RemoteStorageManager for Apache Kafka® Tiered Storage
Apache License 2.0
85 stars 18 forks source link

Thinking about disaster recovery #534

Open bingkunyangvungle opened 3 months ago

bingkunyangvungle commented 3 months ago

What is currently missing?

Since we have all the data needed in S3 already (including the log data and the metadata), it can be of great help if we can just recover from the shutdown of the cluster, and launch the new cluster to use the same topic folder(prefix_randomstring) in S3. For the new cluster, we can consume from the oldest offset from the old topic folder. In this way, we can fully achieve the disaster recovery.

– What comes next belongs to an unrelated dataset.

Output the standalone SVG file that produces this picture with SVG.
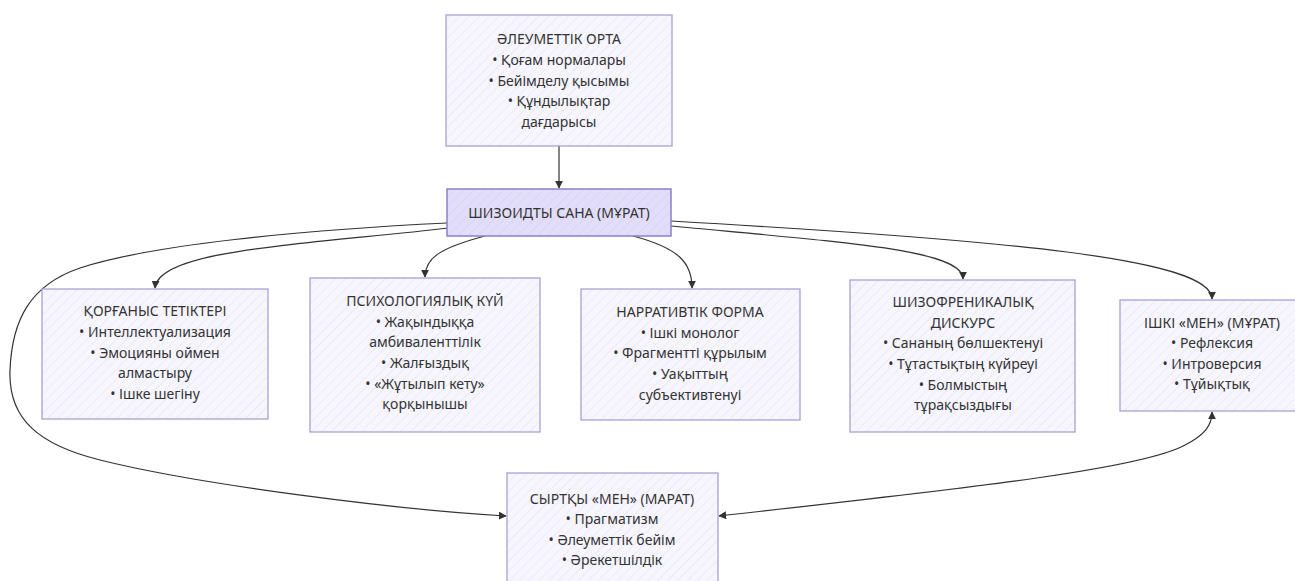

How could this be improved?

Some suggestions: 1.Enable the topic can be created with designated folder (with random string) in S3 in the new cluster; 2.The new message for the topic can be stored in the older folder

Is this a feature you would work on yourself?

I haven't take a look for the actual code part, but if someone can point me to the proper code link, I'd be happy to start looking.

ivanyu commented 3 months ago

Hi @bingkunyangvungle. Such restoration is certainly possible. Do you see particular changes need to be done to this RSM plugin?

ivanyu commented 3 months ago

Kafka doesn't really support this out of the box and quite a bit of work, sometimes hacky, needs to be done on a fresh cluster to make it correctly pick up an "attached" remote storage. Start from that topic IDs must match between the remote storage and the cluster, but the user doesn't control IDs of topics being created.

bingkunyangvungle commented 3 months ago

This is the tricky part that I think it might be. One proposal that I can think of is to have an internal mapping between the kafka-created topic ID <------> the plugin-managed topic ID. Then the plugin will manage the remote storage folder with the plugin-managed topic ID. Also user can provide/configure the plugin-managed topic ID for topic provisioning. Of course the plugin would also need to check if the remote storage folder exist or not.

Just toss some idea here to share.

funky-eyes commented 1 month ago

Kafka doesn't really support this out of the box and quite a bit of work, sometimes hacky, needs to be done on a fresh cluster to make it correctly pick up an "attached" remote storage. Start from that topic IDs must match between the remote storage and the cluster, but the user doesn't control IDs of topics being created.

Perhaps we can ignore the topicid inObjectKeyFactory#mainPath? Adding some configuration to achieve this purpose.

ivanyu commented 1 month ago

This probably also doesn't have to do to the plugin. The plugin is a pretty passive component and does only a limited number of operations by the broker request. I think this should be a separate tool and/or certain broker modifications to support restoration like this in the first place.

We're exploring this idea in Aiven, but for the reason mentioned above, I don't think the plugin will undergo much change in the course of this.